Objective: Retype exactly the lines from the first one through the line with "(ide) at (749,552.5)", including both ends; skip any pictures.

Dataset section:
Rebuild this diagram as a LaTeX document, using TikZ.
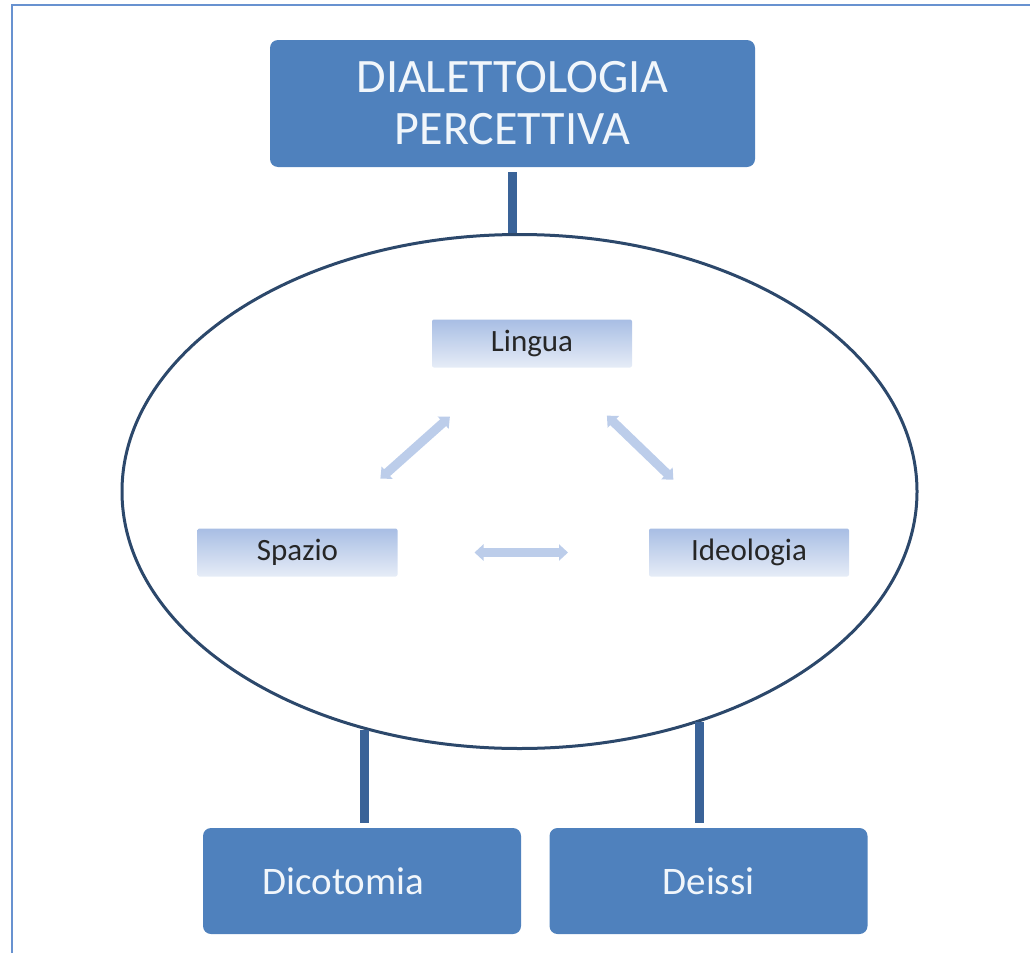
\documentclass[tikz,border=0pt]{standalone}
\usepackage{fontspec}
\setmainfont{Carlito}
\usetikzlibrary{shapes.geometric, arrows.meta}

\definecolor{boxblue}{RGB}{79,129,189}
\definecolor{barblue}{RGB}{58,99,152}
\definecolor{ringcol}{RGB}{44,72,107}
\definecolor{framecol}{RGB}{104,146,208}
\definecolor{shadetop}{RGB}{168,190,228}
\definecolor{shadebot}{RGB}{230,236,247}
\definecolor{arrcol}{RGB}{188,205,234}
\definecolor{txtwhite}{RGB}{241,246,251}

\begin{document}
\begin{tikzpicture}[x = 1pt, y = -1pt, % one unit per pixel, y going down
                semithick % line style
            ]

            \tikzstyle{bigbox}=[fill = boxblue, rounded corners = 8pt,
            text = txtwhite, inner sep = 0pt]
            \tikzstyle{smallbox}=[top color = shadetop, bottom color = shadebot,
            rounded corners = 2pt, minimum width = 200pt, minimum height = 48pt,
            text = black!85, font = \fontsize{31}{34}\selectfont]
            \tikzstyle{bar}=[draw = barblue, line width = 9pt]
            \tikzstyle{dbl}=[draw = arrcol, line width = 9pt,
            {Triangle[width = 16pt, length = 9pt]}-{Triangle[width = 16pt, length = 9pt]}]

            \useasboundingbox (0,0) rectangle (1030,953);
            \draw[framecol, line width = 2.5pt] (12,953) -- (12,5) -- (1030,5);

            % the ring and what sits in it
            \node[ellipse, draw = ringcol, line width = 3pt, minimum width = 795pt,
            minimum height = 514pt, inner sep = 0pt] (ell) at (519.5,491.5) {};
            \node[smallbox] (lin) at (532,343.5) {Lingua};
            \node[smallbox] (spa) at (297.5,552.5) {Spazio};
            \node[smallbox] (ide) at (749,552.5) {Ideologia};

            % the three blue boxes
            \node[bigbox, minimum width = 485pt, minimum height = 127pt,
            align = center, font = \fontsize{48}{52}\selectfont] (top) at
            (512.5,103.5) {DIALETTOLOGIA\\PERCETTIVA};
            \node[bigbox, minimum width = 318pt, minimum height = 106pt,
            font = \fontsize{39}{42}\selectfont] (dic) at (362,881)
            {Dicotomia\kern37pt};
            \node[bigbox, minimum width = 318pt, minimum height = 106pt,
            font = \fontsize{39}{42}\selectfont] (dei) at (708.5,881) {Deissi};

            \coordinate (dl) at (ell.-123.9);
            \coordinate (dr) at (ell.-52.3);

            \draw[bar, shorten >= 5pt] (top.south |- ell.north) -- (top.south);
            \draw[bar, shorten >= 5pt] (dl) -- (dl |- dic.north);
            \draw[bar, shorten >= 5pt] (dr) -- (dr |- dei.north);

            \draw[dbl, shorten <= 111pt, shorten >= 110pt] (spa.center) -- (lin.center);
            \draw[dbl, shorten <= 104pt, shorten >= 105pt] (lin.center) -- (ide.center);
            \draw[dbl, shorten <= 177pt, shorten >= 181pt] (spa.center) -- (ide.center);
\end{tikzpicture}
\end{document}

The response:
Rebuild this diagram as a LaTeX document, using TikZ.
\documentclass[tikz,border=0pt]{standalone}
\usepackage{fontspec}
\setmainfont{Carlito}
\usetikzlibrary{shapes.geometric, arrows.meta}

\definecolor{boxblue}{RGB}{79,129,189}
\definecolor{barblue}{RGB}{58,99,152}
\definecolor{ringcol}{RGB}{44,72,107}
\definecolor{framecol}{RGB}{104,146,208}
\definecolor{shadetop}{RGB}{168,190,228}
\definecolor{shadebot}{RGB}{230,236,247}
\definecolor{arrcol}{RGB}{188,205,234}
\definecolor{txtwhite}{RGB}{241,246,251}

\begin{document}
\begin{tikzpicture}[x = 1pt, y = -1pt, % one unit per pixel, y going down
                semithick % line style
            ]

            \tikzstyle{bigbox}=[fill = boxblue, rounded corners = 8pt,
            text = txtwhite, inner sep = 0pt]
            \tikzstyle{smallbox}=[top color = shadetop, bottom color = shadebot,
            rounded corners = 2pt, minimum width = 200pt, minimum height = 48pt,
            text = black!85, font = \fontsize{31}{34}\selectfont]
            \tikzstyle{bar}=[draw = barblue, line width = 9pt]
            \tikzstyle{dbl}=[draw = arrcol, line width = 9pt,
            {Triangle[width = 16pt, length = 9pt]}-{Triangle[width = 16pt, length = 9pt]}]

            \useasboundingbox (0,0) rectangle (1030,953);
            \draw[framecol, line width = 2.5pt] (12,953) -- (12,5) -- (1030,5);

            % the ring and what sits in it
            \node[ellipse, draw = ringcol, line width = 3pt, minimum width = 795pt,
            minimum height = 514pt, inner sep = 0pt] (ell) at (519.5,491.5) {};
            \node[smallbox] (lin) at (532,343.5) {Lingua};
            \node[smallbox] (spa) at (297.5,552.5) {Spazio};
            \node[smallbox] (ide) at (749,552.5) {Ideologia};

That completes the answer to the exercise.